And so, quite logically, Slattepiano is Ingfrid's adaptation of the traditional fiddle music to the pianoforte. Quite interestingly the 17 traditional slatte pieces are the same ones Grieg arranged as his opus 72, the "Norwegian Peasant Dances". Ingfrid's goal was to get to the core of each piece as she adapts them to the piano and its very different set of possibilities. I have not heard the Grieg lately but what Ms. Nyhus does seems much more faithful to the intricacies of Hardanger fiddle playing in the hands of a very accomplished player.
And so we get music that lays out differently on the piano from what it would be in the hands of a superior folk fiddler. The very ornate and elaborate articulations of each piece are taken much into consideration and Ms. Nyhus "pianizes" these so that the results are in the end quite pianistic, but complex and rhythmically/phrasingly most unusual for piano music as we ordinarily encounter it.

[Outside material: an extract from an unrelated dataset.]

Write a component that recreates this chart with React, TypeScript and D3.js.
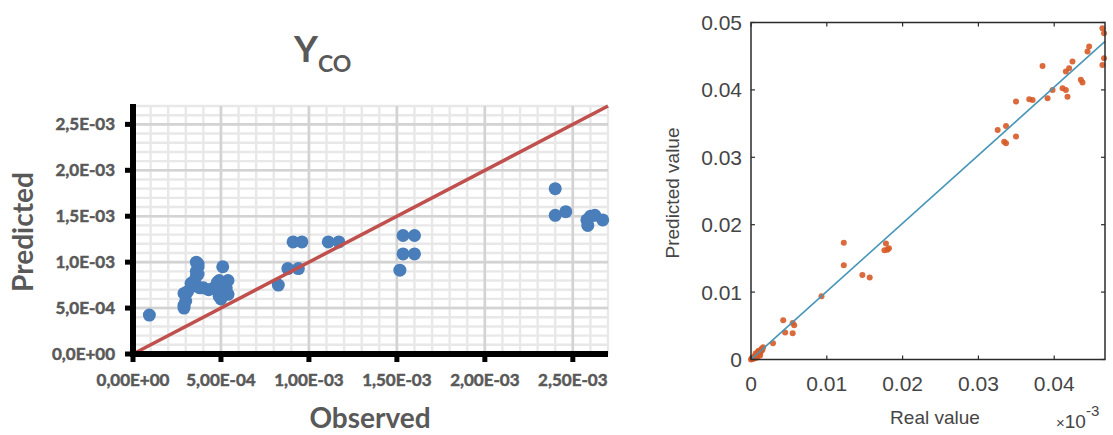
import React from "react";
import * as d3 from "d3";

// ---------- Left panel data (Excel style, Y_CO) ----------
const leftObserved = [
  0.093, 0.29, 0.29, 0.30, 0.29, 0.31, 0.33, 0.35, 0.36, 0.36, 0.37, 0.36, 0.37, 0.38, 0.40, 0.43, 0.46,
  0.48, 0.49, 0.49, 0.50, 0.51, 0.52, 0.54, 0.54, 0.53, 0.34, 0.37,
  0.826, 0.88, 0.94, 0.91, 0.96, 1.11, 1.17,
  1.517, 1.535, 1.60, 1.535, 1.60,
  2.40, 2.40, 2.46, 2.58, 2.585, 2.625, 2.67, 2.60,
].map((v) => v * 1e-3);
const leftPredicted = [
  0.424, 0.50, 0.53, 0.58, 0.66, 0.68, 0.77, 0.80, 0.85, 0.90, 0.95, 1.00, 0.98, 0.72, 0.72, 0.70, 0.72,
  0.78, 0.80, 0.63, 0.60, 0.95, 0.68, 0.80, 0.65, 0.72, 0.74, 0.87,
  0.75, 0.93, 0.93, 1.22, 1.22, 1.22, 1.22,
  0.913, 1.09, 1.09, 1.29, 1.29,
  1.80, 1.51, 1.55, 1.46, 1.40, 1.51, 1.46, 1.50,
].map((v) => v * 1e-3);
const leftXTicks = [0, 5e-4, 1e-3, 1.5e-3, 2e-3, 2.5e-3];
const leftXTickLabels = ["0,00E+00", "5,00E-04", "1,00E-03", "1,50E-03", "2,00E-03", "2,50E-03"];
const leftYTicks = [0, 5e-4, 1e-3, 1.5e-3, 2e-3, 2.5e-3];
const leftYTickLabels = ["0,0E+00", "5,0E-04", "1,0E-03", "1,5E-03", "2,0E-03", "2,5E-03"];
const leftMax = 2.7e-3;
const leftLine = [0, 2.7e-3];

// ---------- Right panel data (MATLAB style) ----------
const rightReal = [
  0.0000, 0.0002, 0.0003, 0.0005, 0.0006, 0.0008, 0.0010, 0.0012, 0.0013, 0.0015, 0.0014, 0.0016, 0.0010,
  0.0006, 0.0004, 0.0001, 0.0008, 0.0012, 0.0003, 0.0009,
  0.0029, 0.00425, 0.0045, 0.0055, 0.0055, 0.0057,
  0.0093, 0.01224, 0.01224, 0.01469, 0.01566,
  0.0176, 0.0180, 0.0182, 0.0178,
  0.03254, 0.03364, 0.03364, 0.0334, 0.03496, 0.03496, 0.03671, 0.03715, 0.03846, 0.03912, 0.03978,
  0.0411, 0.04154, 0.04175, 0.04154, 0.04197, 0.04241, 0.04351, 0.04373, 0.04439, 0.04461, 0.04636,
  0.04636, 0.04658, 0.04658,
];
const rightPredicted = [
  0.0000, 0.0001, 0.0003, 0.0002, 0.0005, 0.0006, 0.0008, 0.0010, 0.0012, 0.0014, 0.0016, 0.0018, 0.0013,
  0.0009, 0.0004, 0.0002, 0.0003, 0.0006, 0.0001, 0.0011,
  0.0024, 0.00584, 0.0040, 0.0054, 0.0039, 0.0051,
  0.0094, 0.01733, 0.0140, 0.01252, 0.01218,
  0.0162, 0.0163, 0.0165, 0.0172,
  0.03406, 0.03465, 0.03208, 0.0323, 0.03307, 0.03827, 0.03861, 0.03851, 0.04356, 0.03876, 0.0400,
  0.04025, 0.0400, 0.0390, 0.04272, 0.04322, 0.04421, 0.04149, 0.04109, 0.04569, 0.04644, 0.04916,
  0.04371, 0.0447, 0.0484,
];
const rightXTicks = [0, 0.01, 0.02, 0.03, 0.04];
const rightXTickLabels = ["0", "0.01", "0.02", "0.03", "0.04"];
const rightYTicks = [0, 0.01, 0.02, 0.03, 0.04, 0.05];
const rightYTickLabels = ["0", "0.01", "0.02", "0.03", "0.04", "0.05"];
const rightXMax = 0.0467;
const rightYMax = 0.05;
const rightFitX = [0, 0.0467];
const rightFitY = [0, 0.0472];

const LGRAY = "#595959";

function LeftPanel() {
  const x = d3.scaleLinear().domain([0, leftMax]).range([133, 608]);
  const y = d3.scaleLinear().domain([0, leftMax]).range([354, 106]);
  const minor = d3.range(0, leftMax + 1e-9, 1e-4);
  const font = "Lato, 'Open Sans', sans-serif";
  const line = d3.line<number>().x((d) => x(d)).y((d) => y(d));
  return (
    <g>
      {/* minor grid */}
      {minor.map((v, i) => (
        <g key={"mg" + i}>
          <line x1={x(v)} x2={x(v)} y1={y(leftMax)} y2={y(0)} stroke="#e8e8e8" strokeWidth={2.4} />
          <line x1={x(0)} x2={x(leftMax)} y1={y(v)} y2={y(v)} stroke="#e8e8e8" strokeWidth={2.4} />
        </g>
      ))}
      {/* major grid */}
      {leftXTicks.map((v, i) => (
        <line key={"gx" + i} x1={x(v)} x2={x(v)} y1={y(leftMax)} y2={y(0)} stroke="#d3d3d3" strokeWidth={2.6} />
      ))}
      {leftYTicks.map((v, i) => (
        <line key={"gy" + i} x1={x(0)} x2={x(leftMax)} y1={y(v)} y2={y(v)} stroke="#d3d3d3" strokeWidth={2.6} />
      ))}
      {/* points */}
      {leftObserved.map((v, i) => (
        <circle key={"p" + i} cx={x(v)} cy={y(leftPredicted[i])} r={6.5} fill="#4a7ebb" />
      ))}
      {/* red line */}
      <path d={line(leftLine) || ""} stroke="#c0504d" strokeWidth={3.5} fill="none" />
      {/* axes */}
      <line x1={x(0)} x2={x(0)} y1={y(leftMax) - 2} y2={y(0) + 3} stroke="#000" strokeWidth={6} />
      <line x1={x(0) - 3} x2={x(leftMax)} y1={y(0)} y2={y(0)} stroke="#000" strokeWidth={6} />
      {leftYTicks.map((v, i) => (
        <line key={"ty" + i} x1={x(0) - 8} x2={x(0)} y1={y(v)} y2={y(v)} stroke="#000" strokeWidth={5} />
      ))}
      {leftXTicks.map((v, i) => (
        <line key={"tx" + i} x1={x(v)} x2={x(v)} y1={y(0)} y2={y(0) + 8} stroke="#000" strokeWidth={5} />
      ))}
      {/* tick labels */}
      {leftYTicks.map((v, i) => (
        <text key={"ly" + i} x={x(0) - 18} y={y(v)} dy="0.36em" textAnchor="end" fontFamily={font}
          fontWeight={700} fontSize={17} fill={LGRAY} stroke={LGRAY} strokeWidth={0.5}>{leftYTickLabels[i]}</text>
      ))}
      {leftXTicks.map((v, i) => (
        <text key={"lx" + i} x={x(v)} y={386} textAnchor="middle" fontFamily={font}
          fontWeight={700} fontSize={17} fill={LGRAY} stroke={LGRAY} strokeWidth={0.5}>{leftXTickLabels[i]}</text>
      ))}
      {/* axis titles */}
      <text x={370} y={428} textAnchor="middle" fontFamily={font} fontWeight={700} fontSize={28} fill={LGRAY}>Observed</text>
      <text transform="translate(33,232) rotate(-90)" textAnchor="middle" fontFamily={font} fontWeight={700}
        fontSize={28} fill={LGRAY}>Predicted</text>
      {/* title */}
      <text x={294} y={62} fontFamily={font} fontWeight={700} fontSize={37} fill={LGRAY}>
        Y<tspan fontSize={23} dy={10}>CO</tspan>
      </text>
    </g>
  );
}

function RightPanel() {
  const x = d3.scaleLinear().domain([0, rightXMax]).range([751, 1105]);
  const y = d3.scaleLinear().domain([0, rightYMax]).range([359.5, 22.5]);
  const font = "'Liberation Sans', Arial, sans-serif";
  const tc = "#454545";
  const fit = d3.line<number>().x((d) => x(d)).y((_, i) => y(rightFitY[i]));
  return (
    <g>
      {/* points */}
      {rightReal.map((v, i) => (
        <circle key={"o" + i} cx={x(v)} cy={y(rightPredicted[i])} r={3} fill="#d75a28" fillOpacity={0.9} />
      ))}
      <path d={fit(rightFitX) || ""} stroke="#4896b8" strokeWidth={1.6} fill="none" />
      {/* box */}
      <rect x={x(0)} y={y(rightYMax)} width={x(rightXMax) - x(0)} height={y(0) - y(rightYMax)} fill="none"
        stroke="#2b2b2b" strokeWidth={1.5} />
      {/* ticks inward */}
      {rightXTicks.map((v, i) => (
        <g key={"rxt" + i}>
          <line x1={x(v)} x2={x(v)} y1={y(0)} y2={y(0) - 4} stroke="#2b2b2b" strokeWidth={1.2} />
          <line x1={x(v)} x2={x(v)} y1={y(rightYMax)} y2={y(rightYMax) + 4} stroke="#2b2b2b" strokeWidth={1.2} />
        </g>
      ))}
      {rightYTicks.map((v, i) => (
        <g key={"ryt" + i}>
          <line x1={x(0)} x2={x(0) + 4} y1={y(v)} y2={y(v)} stroke="#2b2b2b" strokeWidth={1.2} />
          <line x1={x(rightXMax)} x2={x(rightXMax) - 4} y1={y(v)} y2={y(v)} stroke="#2b2b2b" strokeWidth={1.2} />
        </g>
      ))}
      {/* tick labels */}
      {rightXTicks.map((v, i) => (
        <text key={"rxl" + i} x={x(v)} y={391} textAnchor="middle" fontFamily={font} fontSize={21} fill={tc}>
          {rightXTickLabels[i]}
        </text>
      ))}
      {rightYTicks.map((v, i) => (
        <text key={"ryl" + i} x={742} y={y(v)} dy="0.36em" textAnchor="end" fontFamily={font} fontSize={21} fill={tc}>
          {rightYTickLabels[i]}
        </text>
      ))}
      <text x={935} y={424} textAnchor="middle" fontFamily={font} fontSize={19} fill={tc}>Real value</text>
      <text transform="translate(679,193) rotate(-90)" textAnchor="middle" fontFamily={font} fontSize={19} fill={tc}>
        Predicted value
      </text>
      <text x={1056} y={428} fontFamily={font} fontSize={19} fill={tc}>
        <tspan fontSize={15}>×</tspan>10<tspan fontSize={15} dy={-12}>-3</tspan>
      </text>
    </g>
  );
}

export default function App() {
  return (
    <svg width={1113} height={435} style={{ position: "absolute", left: 0, top: 0, background: "#fff" }}>
      <rect width={1113} height={435} fill="#fff" />
      <LeftPanel />
      <RightPanel />
    </svg>
  );
}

The performances-adaptations are wondrously detailed, bravura, invigorating, like a plunge into an icy cold stream. To take a rough analogy, the bends, glides and ornamentation of Afro-American blues vocalists and guitarists have over the years developed into a special piano style that has developed pianistic means, grace notes and such, to make the expressions of blues language translate pianistically. Ms. Nyhus has developed a comparable pianistic language to capture musically the elaborate double-stops, trills and embellishments of fully developed traditional Hardanger fiddle virtuosos.
The results are beautiful and rather startling in Ingfrid's capable hands. In the end it all sounds radically modern in the "radical tonality" sense. The music captures the essence of the Norwegian fiddle style to the needs and talents of Ingfrid's piano brilliance, but in so doing gives us a music that sounds like no other piano music I've heard.
It is a very absorbing album, quite fascinating and satisfying on all accounts. You need to hear this one! Ms. Nyhus is a phenomenon!